Source excerpt.
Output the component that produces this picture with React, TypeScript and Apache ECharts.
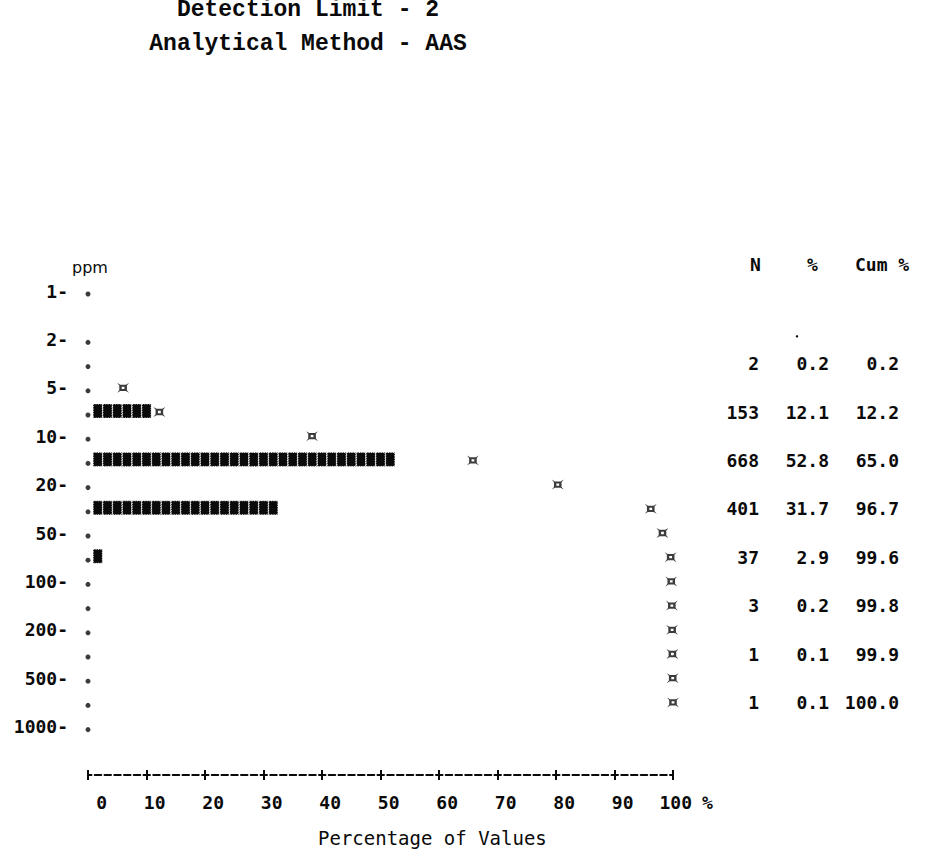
import React, { useEffect, useRef } from 'react';
import * as echarts from 'echarts';

// ---------- data ----------
const TITLE_LINES = ['Detection Limit - 2', 'Analytical Method - AAS'];
const Y_HEADER = 'ppm';
// one entry per printed row (class boundaries carry a label, bins between them are blank)
const ROW_LABELS = ['1-', '', '2-', '', '5-', '', '10-', '', '20-', '', '50-', '', '100-', '', '200-', '', '500-', '', '1000-'];
const DOT_ROWS = [0, 2, 3, 4, 5, 6, 7, 8, 9, 10, 11, 12, 13, 14, 15, 16, 17, 18];
const BAR_ROWS = [5, 7, 9, 11];
const BAR_PCT = [12.1, 52.8, 31.7, 2.9];
const CUM_ROWS = [4, 5, 6, 7, 8, 9, 10, 11, 12, 13, 14, 15, 16, 17];
const CUM_PCT = [6.0, 12.2, 38.3, 65.8, 80.3, 96.2, 98.2, 99.6, 99.7, 99.8, 99.85, 99.9, 99.95, 100.0];
const TABLE_HEADERS = ['N', '%', 'Cum %'];
const TABLE_ROWS = [3, 5, 7, 9, 11, 13, 15, 17];
const TABLE_N = ['2', '153', '668', '401', '37', '3', '1', '1'];
const TABLE_PCT = ['0.2', '12.1', '52.8', '31.7', '2.9', '0.2', '0.1', '0.1'];
const TABLE_CUM = ['0.2', '12.2', '65.0', '96.7', '99.6', '99.8', '99.9', '100.0'];
const X_MIN = 0;
const X_MAX = 100;
const X_STEP = 10;
const X_UNIT = '%';
const X_NAME = 'Percentage of Values';
const CHARS_PER_100 = 60; // printer columns for 100 %

// ---------- styles ----------
const MONO = '"DejaVu Sans Mono", monospace';
const INK = '#0a0a0a';
const CURRENCY = 'path://M0,0L3.2,2.2L8.8,2.2L12,0L9.8,3.2L9.8,8.8L12,12L8.8,9.8L3.2,9.8L0,12L2.2,8.8L2.2,3.2Z M4.6,4.6L4.6,7.4L7.4,7.4L7.4,4.6Z';

export default function App() {
  const ref = useRef<HTMLDivElement>(null);

  useEffect(() => {
    if (!ref.current) return;
    const chart = echarts.init(ref.current, null, { renderer: 'svg' });

    const option: any = {
      animation: false,
      backgroundColor: '#ffffff',
      grid: { left: 88, right: 270, top: 266.8, bottom: 75, containLabel: false, outerBoundsMode: 'none' },
      xAxis: [
        {
          type: 'value', min: X_MIN, max: X_MAX, interval: X_STEP, position: 'bottom',
          axisLine: { show: true, onZero: false, lineStyle: { color: INK, width: 2, type: [6.5, 3.25], dashOffset: 3.25 } },
          axisTick: { show: true, length: 5, lineStyle: { color: INK, width: 2 } },
          splitLine: { show: false },
          axisLabel: {
            margin: 18,
            formatter: (v: number) => `{t|${v}}`,
            rich: { t: { width: 38, align: 'right', fontFamily: MONO, fontWeight: 'bold', fontSize: 18, color: INK } },
          },
        },
        {
          type: 'value', min: X_MIN, max: X_MAX, interval: X_STEP, position: 'bottom',
          axisLine: { show: false, onZero: false },
          axisTick: { show: true, inside: true, length: 5, lineStyle: { color: INK, width: 2 } },
          axisLabel: { show: false },
          splitLine: { show: false },
        },
      ],
      yAxis: {
        type: 'value', inverse: true, min: -1, max: 20, interval: 1,
        axisLine: { show: false }, axisTick: { show: false }, splitLine: { show: false },
        axisLabel: {
          margin: 20,
          formatter: (v: number) => (Number.isInteger(v) && ROW_LABELS[v] ? ROW_LABELS[v] : ''),
          fontFamily: MONO, fontWeight: 'bold', fontSize: 18, color: INK,
        },
      },
      series: [
        {
          name: 'axis dots', type: 'scatter', clip: false, silent: true,
          data: DOT_ROWS.map((r) => [0, r]),
          symbol: 'circle', symbolSize: 5, symbolOffset: [0, 3],
          itemStyle: { color: INK },
        },
        {
          name: 'percent', type: 'custom', clip: false, silent: true,
          data: BAR_ROWS.map((r, i) => [BAR_PCT[i], r]),
          encode: { x: 0, y: 1 },
          renderItem: (params: any, api: any) => {
            const pct = api.value(0);
            const row = api.value(1);
            const origin = api.coord([0, row]);
            const end = api.coord([pct, row]);
            const pitch = api.coord([X_MAX / CHARS_PER_100, row])[0] - origin[0];
            const n = Math.floor((end[0] - origin[0]) / pitch + 1e-6);
            const ci = CUM_ROWS.indexOf(row);
            const skip = ci >= 0 ? Math.round((CUM_PCT[ci] * CHARS_PER_100) / X_MAX) : -1;
            const children: any[] = [];
            const w = pitch - 0.6;
            const h = 14;
            for (let k = 1; k <= n; k++) {
              if (k === skip) continue;
              const cx = origin[0] + k * pitch;
              children.push({
                type: 'rect',
                shape: { x: cx - w / 2, y: origin[1] - h / 2 - 1, width: w, height: h },
                style: { fill: INK, stroke: '#ffffff', lineWidth: 1, lineDash: [1, 1.4] },
              });
            }
            return { type: 'group', children };
          },
        },
        {
          name: 'cumulative', type: 'scatter', clip: false, silent: true,
          data: CUM_ROWS.map((r, i) => [CUM_PCT[i], r]),
          symbol: CURRENCY, symbolSize: [12, 10],
          itemStyle: { color: INK },
        },
      ],
    };

    chart.setOption(option);

    const yPix = (r: number) => chart.convertToPixel({ yAxisIndex: 0 }, r) as number;
    const xPix = (v: number) => chart.convertToPixel({ xAxisIndex: 0 }, v) as number;
    const txt = (text: string, x: number, y: number, font: string, align = 'left', extra: any = {}) => ({
      type: 'text', x, y, silent: true,
      style: { text, fill: INK, font, align, verticalAlign: 'middle', ...extra },
    });

    const numFont = `bold 18px ${MONO}`;
    const headY = yPix(-1);
    const colRight = [759, 829, 899];
    const headLeft = [750, 807, 855];
    const g: any[] = [];

    g.push(txt(TITLE_LINES[0], 308, 10, 'bold 23px "Liberation Mono", monospace', 'center'));
    g.push(txt(TITLE_LINES[1], 308, 44, 'bold 23px "Liberation Mono", monospace', 'center'));
    g.push(txt(Y_HEADER, 72, headY + 1, '16px "DejaVu Sans", sans-serif'));
    TABLE_HEADERS.forEach((h, i) => g.push(txt(h, headLeft[i], headY - 2, numFont)));
    TABLE_ROWS.forEach((r, i) => {
      const y = yPix(r);
      g.push(txt(TABLE_N[i], colRight[0], y, numFont, 'right'));
      g.push(txt(TABLE_PCT[i], colRight[1], y, numFont, 'right'));
      g.push(txt(TABLE_CUM[i], colRight[2], y, numFont, 'right'));
    });
    g.push({ type: 'circle', silent: true, shape: { cx: 797, cy: yPix(2) - 3, r: 1.2 }, style: { fill: INK } });
    g.push(txt(X_UNIT, xPix(X_MAX) + 29, 802, numFont));
    g.push(txt(X_NAME, 318, 838, `19px ${MONO}`));

    chart.setOption({ graphic: g });

    return () => chart.dispose();
  }, []);

  return (
    <div
      ref={ref}
      style={{ position: 'fixed', left: 0, top: 0, width: 943, height: 850, background: '#fff' }}
    />
  );
}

Exercise prompt.
Using the data above, print every line exactly, omitting pictures.

Reply to the exercise.
Output the component that produces this picture with React, TypeScript and Apache ECharts.
import React, { useEffect, useRef } from 'react';
import * as echarts from 'echarts';

// ---------- data ----------
const TITLE_LINES = ['Detection Limit - 2', 'Analytical Method - AAS'];
const Y_HEADER = 'ppm';
// one entry per printed row (class boundaries carry a label, bins between them are blank)
const ROW_LABELS = ['1-', '', '2-', '', '5-', '', '10-', '', '20-', '', '50-', '', '100-', '', '200-', '', '500-', '', '1000-'];
const DOT_ROWS = [0, 2, 3, 4, 5, 6, 7, 8, 9, 10, 11, 12, 13, 14, 15, 16, 17, 18];
const BAR_ROWS = [5, 7, 9, 11];
const BAR_PCT = [12.1, 52.8, 31.7, 2.9];
const CUM_ROWS = [4, 5, 6, 7, 8, 9, 10, 11, 12, 13, 14, 15, 16, 17];
const CUM_PCT = [6.0, 12.2, 38.3, 65.8, 80.3, 96.2, 98.2, 99.6, 99.7, 99.8, 99.85, 99.9, 99.95, 100.0];
const TABLE_HEADERS = ['N', '%', 'Cum %'];
const TABLE_ROWS = [3, 5, 7, 9, 11, 13, 15, 17];
const TABLE_N = ['2', '153', '668', '401', '37', '3', '1', '1'];
const TABLE_PCT = ['0.2', '12.1', '52.8', '31.7', '2.9', '0.2', '0.1', '0.1'];
const TABLE_CUM = ['0.2', '12.2', '65.0', '96.7', '99.6', '99.8', '99.9', '100.0'];
const X_MIN = 0;
const X_MAX = 100;
const X_STEP = 10;
const X_UNIT = '%';
const X_NAME = 'Percentage of Values';
const CHARS_PER_100 = 60; // printer columns for 100 %

// ---------- styles ----------
const MONO = '"DejaVu Sans Mono", monospace';
const INK = '#0a0a0a';
const CURRENCY = 'path://M0,0L3.2,2.2L8.8,2.2L12,0L9.8,3.2L9.8,8.8L12,12L8.8,9.8L3.2,9.8L0,12L2.2,8.8L2.2,3.2Z M4.6,4.6L4.6,7.4L7.4,7.4L7.4,4.6Z';

export default function App() {
  const ref = useRef<HTMLDivElement>(null);

  useEffect(() => {
    if (!ref.current) return;
    const chart = echarts.init(ref.current, null, { renderer: 'svg' });

    const option: any = {
      animation: false,
      backgroundColor: '#ffffff',
      grid: { left: 88, right: 270, top: 266.8, bottom: 75, containLabel: false, outerBoundsMode: 'none' },
      xAxis: [
        {
          type: 'value', min: X_MIN, max: X_MAX, interval: X_STEP, position: 'bottom',
          axisLine: { show: true, onZero: false, lineStyle: { color: INK, width: 2, type: [6.5, 3.25], dashOffset: 3.25 } },
          axisTick: { show: true, length: 5, lineStyle: { color: INK, width: 2 } },
          splitLine: { show: false },
          axisLabel: {
            margin: 18,
            formatter: (v: number) => `{t|${v}}`,
            rich: { t: { width: 38, align: 'right', fontFamily: MONO, fontWeight: 'bold', fontSize: 18, color: INK } },
          },
        },
        {
          type: 'value', min: X_MIN, max: X_MAX, interval: X_STEP, position: 'bottom',
          axisLine: { show: false, onZero: false },
          axisTick: { show: true, inside: true, length: 5, lineStyle: { color: INK, width: 2 } },
          axisLabel: { show: false },
          splitLine: { show: false },
        },
      ],
      yAxis: {
        type: 'value', inverse: true, min: -1, max: 20, interval: 1,
        axisLine: { show: false }, axisTick: { show: false }, splitLine: { show: false },
        axisLabel: {
          margin: 20,
          formatter: (v: number) => (Number.isInteger(v) && ROW_LABELS[v] ? ROW_LABELS[v] : ''),
          fontFamily: MONO, fontWeight: 'bold', fontSize: 18, color: INK,
        },
      },
      series: [
        {
          name: 'axis dots', type: 'scatter', clip: false, silent: true,
          data: DOT_ROWS.map((r) => [0, r]),
          symbol: 'circle', symbolSize: 5, symbolOffset: [0, 3],
          itemStyle: { color: INK },
        },
        {
          name: 'percent', type: 'custom', clip: false, silent: true,
          data: BAR_ROWS.map((r, i) => [BAR_PCT[i], r]),
          encode: { x: 0, y: 1 },
          renderItem: (params: any, api: any) => {
            const pct = api.value(0);
            const row = api.value(1);
            const origin = api.coord([0, row]);
            const end = api.coord([pct, row]);
            const pitch = api.coord([X_MAX / CHARS_PER_100, row])[0] - origin[0];
            const n = Math.floor((end[0] - origin[0]) / pitch + 1e-6);
            const ci = CUM_ROWS.indexOf(row);
            const skip = ci >= 0 ? Math.round((CUM_PCT[ci] * CHARS_PER_100) / X_MAX) : -1;
            const children: any[] = [];
            const w = pitch - 0.6;
            const h = 14;
            for (let k = 1; k <= n; k++) {
              if (k === skip) continue;
              const cx = origin[0] + k * pitch;
              children.push({
                type: 'rect',
                shape: { x: cx - w / 2, y: origin[1] - h / 2 - 1, width: w, height: h },
                style: { fill: INK, stroke: '#ffffff', lineWidth: 1, lineDash: [1, 1.4] },
              });
            }
            return { type: 'group', children };
          },
        },
        {
          name: 'cumulative', type: 'scatter', clip: false, silent: true,
          data: CUM_ROWS.map((r, i) => [CUM_PCT[i], r]),
          symbol: CURRENCY, symbolSize: [12, 10],
          itemStyle: { color: INK },
        },
      ],
    };

    chart.setOption(option);

    const yPix = (r: number) => chart.convertToPixel({ yAxisIndex: 0 }, r) as number;
    const xPix = (v: number) => chart.convertToPixel({ xAxisIndex: 0 }, v) as number;
    const txt = (text: string, x: number, y: number, font: string, align = 'left', extra: any = {}) => ({
      type: 'text', x, y, silent: true,
      style: { text, fill: INK, font, align, verticalAlign: 'middle', ...extra },
    });

    const numFont = `bold 18px ${MONO}`;
    const headY = yPix(-1);
    const colRight = [759, 829, 899];
    const headLeft = [750, 807, 855];
    const g: any[] = [];

    g.push(txt(TITLE_LINES[0], 308, 10, 'bold 23px "Liberation Mono", monospace', 'center'));
    g.push(txt(TITLE_LINES[1], 308, 44, 'bold 23px "Liberation Mono", monospace', 'center'));
    g.push(txt(Y_HEADER, 72, headY + 1, '16px "DejaVu Sans", sans-serif'));
    TABLE_HEADERS.forEach((h, i) => g.push(txt(h, headLeft[i], headY - 2, numFont)));
    TABLE_ROWS.forEach((r, i) => {
      const y = yPix(r);
      g.push(txt(TABLE_N[i], colRight[0], y, numFont, 'right'));
      g.push(txt(TABLE_PCT[i], colRight[1], y, numFont, 'right'));
      g.push(txt(TABLE_CUM[i], colRight[2], y, numFont, 'right'));
    });
    g.push({ type: 'circle', silent: true, shape: { cx: 797, cy: yPix(2) - 3, r: 1.2 }, style: { fill: INK } });
    g.push(txt(X_UNIT, xPix(X_MAX) + 29, 802, numFont));
    g.push(txt(X_NAME, 318, 838, `19px ${MONO}`));

    chart.setOption({ graphic: g });

    return () => chart.dispose();
  }, []);

  return (
    <div
      ref={ref}
      style={{ position: 'fixed', left: 0, top: 0, width: 943, height: 850, background: '#fff' }}
    />
  );
}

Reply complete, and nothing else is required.